The AMD-CMD initiative fosters collaboration between private and public sector stakeholders to consolidate and collectivize databases, resources and capabilities to benefit from economies of scale. professor Domingos shared that she finds this initiative exciting because it will enable basic discovery science and development of therapies for obesity, her field of study and several other metabolic diseases which have common pathogenic drivers and overlapping molecular pathways.
The AMP CMD Knowledge Portal (CMD-KP) inspired the working hypothesis in professor Domingos’ recent Nature study, where they discovered that Neuropeptide Y (NPY), produced by sympathetic neurons, plays a protective role against obesity by sustaining thermogenic adipose tissue, which dissipates energy as heat. This finding in mice provides a biological explanation for a human genetic association identified by the CMD-KP. The Human Genetic Evidence (HUGE) score on the CMD-KP indicated that NPY is linked to human body mass index but not to changes in food consumption patterns. This is surprising, given that numerous studies have shown NPY's role in the brain as an orexigenic peptide, promoting food intake. How, then, could variations in NPY, known for stimulating appetite, be associated with higher BMI without affecting feeding behavior? Professor Domingo’s study offers a potential explanation, suggesting that energy dissipation might play a more significant role than appetite in maintaining body weight for some individuals, if not more.
The results indicate that NPY, produced by sympathetic nerves outside the brain, has an effect on body weight that contrasts with central NPY's role. Specifically, peripheral NPY, released by neurons of the sympathetic autonomic nervous system, supports the proliferation of a subset of progenitor cells that differentiate into a special type of adipocyte that burns fat rather than storing it. Various fat depots contribute to body weight regulation and are categorized into three types: white, beige, and brown. While white fat stores energy, beige and brown fat burn it to produce heat, dissipating energy through a process called non-shivering thermogenesis.
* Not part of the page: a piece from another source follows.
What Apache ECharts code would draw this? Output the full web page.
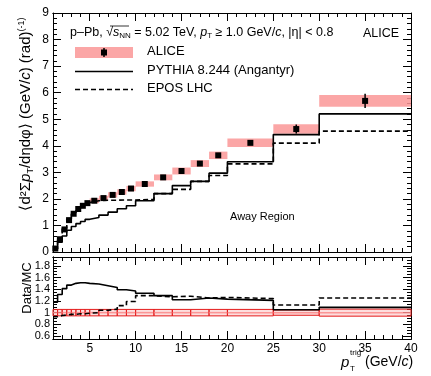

The CMD-KP provides genetic evidence suggesting that not all obesity is linked to changes in eating behavior; targeting specific mechanisms that regulate energy expenditure could be crucial. One promising strategy involves directly manipulating subsets of sympathetic neurons that enhance fat burning without reducing food intake.
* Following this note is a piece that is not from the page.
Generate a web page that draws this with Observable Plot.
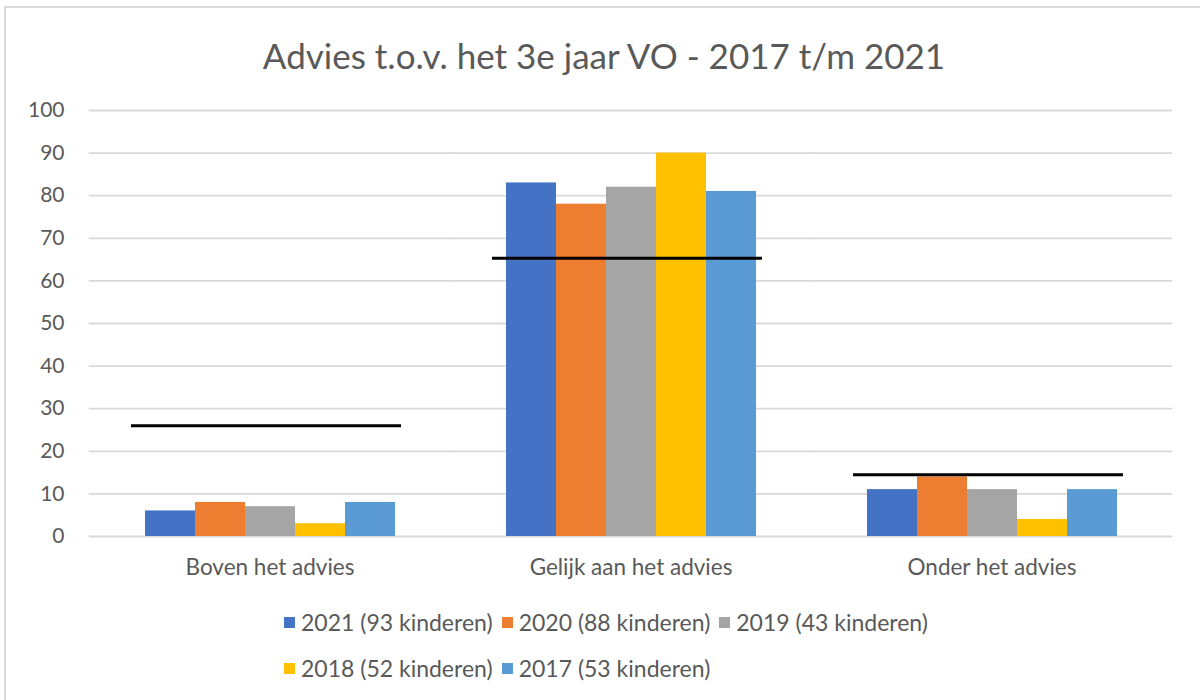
<!DOCTYPE html>
<html>
<head>
<meta charset="utf-8">
<script src="https://cdn.jsdelivr.net/npm/d3@7"></script>
<script src="https://cdn.jsdelivr.net/npm/@observablehq/plot@0.6"></script>
<style>
  html, body { margin: 0; padding: 0; background: #fff; }
  #frame { position: relative; width: 1200px; height: 700px; overflow: hidden; font-family: Lato, "Open Sans", sans-serif; color: #595959; }
  #border { position: absolute; left: 4px; top: 6px; width: 1210px; height: 720px; border: 2px solid #d9d9d9; box-sizing: border-box; }
  #title { position: absolute; left: 0; top: 33px; width: 1208px; text-align: center; font-size: 35px; line-height: 44px; color: #595959; }
  #chart { position: absolute; left: 0; top: 90px; }
  #legend { position: absolute; left: 284px; top: 606px; width: 672px; display: flex; flex-wrap: wrap; row-gap: 14px; column-gap: 9px; font-size: 23px; line-height: 32px; color: #595959; }
  .item { display: flex; align-items: center; }
  .sw { width: 11px; height: 11px; margin-right: 6px; }
</style>
</head>
<body>
<div id="frame">
  <div id="border"></div>
  <div id="title">Advies t.o.v. het 3e jaar VO - 2017 t/m 2021</div>
  <div id="chart"></div>
  <div id="legend"></div>
</div>
<script>
const categories = ["Boven het advies", "Gelijk aan het advies", "Onder het advies"];
const series = ["2021 (93 kinderen)", "2020 (88 kinderen)", "2019 (43 kinderen)", "2018 (52 kinderen)", "2017 (53 kinderen)"];
const colors = ["#4472C4", "#ED7D31", "#A5A5A5", "#FFC000", "#5B9BD5"];
const v2021 = [6, 83, 11];
const v2020 = [8, 78, 14];
const v2019 = [7, 82, 11];
const v2018 = [3, 90, 4];
const v2017 = [8, 81, 11];
const refLine = [26, 65.3, 14.5];
const yTicks = [0, 10, 20, 30, 40, 50, 60, 70, 80, 90, 100];

const seriesValues = [v2021, v2020, v2019, v2018, v2017];
const data = [];
categories.forEach((c, i) => {
  series.forEach((s, j) => data.push({cat: c, series: s, value: seriesValues[j][i]}));
});
const refData = categories.map((c, i) => ({cat: c, value: refLine[i]}));

const chart = Plot.plot({
  width: 1200,
  height: 506,
  marginLeft: 88,
  marginRight: 28,
  marginTop: 20,
  marginBottom: 60,
  style: {fontFamily: "Lato, 'Open Sans', sans-serif", color: "#595959", background: "transparent"},
  fx: {domain: categories, paddingInner: 0.305, paddingOuter: 0.1525, label: null},
  x: {domain: series, padding: 0, axis: null},
  y: {domain: [0, 100], label: null},
  color: {domain: series, range: colors},
  marks: [
    Plot.gridY(yTicks, {stroke: "#d9d9d9", strokeOpacity: 1, strokeWidth: 1.8, insetLeft: -55.2, insetRight: -55.2}),
    Plot.axisY(yTicks, {anchor: "left", tickSize: 0, tickPadding: 80, fontSize: 21, label: null}),
    Plot.barY(data, {fx: "cat", x: "series", y: "value", fill: "series"}),
    Plot.ruleY(refData, {fx: "cat", y: "value", stroke: "black", strokeWidth: 3, insetLeft: -13, insetRight: -6}),
    Plot.axisFx({anchor: "bottom", tickSize: 0, tickPadding: 23, fontSize: 22.5, label: null})
  ]
});
document.getElementById("chart").appendChild(chart);

const legend = document.getElementById("legend");
series.forEach((s, i) => {
  const it = document.createElement("div");
  it.className = "item";
  const sw = document.createElement("span");
  sw.className = "sw";
  sw.style.background = colors[i];
  const t = document.createElement("span");
  t.textContent = s;
  it.appendChild(sw);
  it.appendChild(t);
  legend.appendChild(it);
});
</script>
</body>
</html>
https://www.nature.com/articles/s41586-024-07863-6
Life outside the lab
When asked about life outside the lab, professor Domingos shared that she lives in Oxford, where she enjoys hosting barbecues or dinner parties for her friends, collaborators, and research group. She also loves playing jam sessions on her flute and piano. Whenever possible, she likes to visit her beach house in Paço de Arcos, a charming fishing village in Portugal, where she catches up with old friends and family and spends time with her family dog, Bica, a lovable mutt who lives there. She also cherishes visiting her husband's family in the Netherlands. When she’s not traveling or working, she prioritizes spending quality time with her family.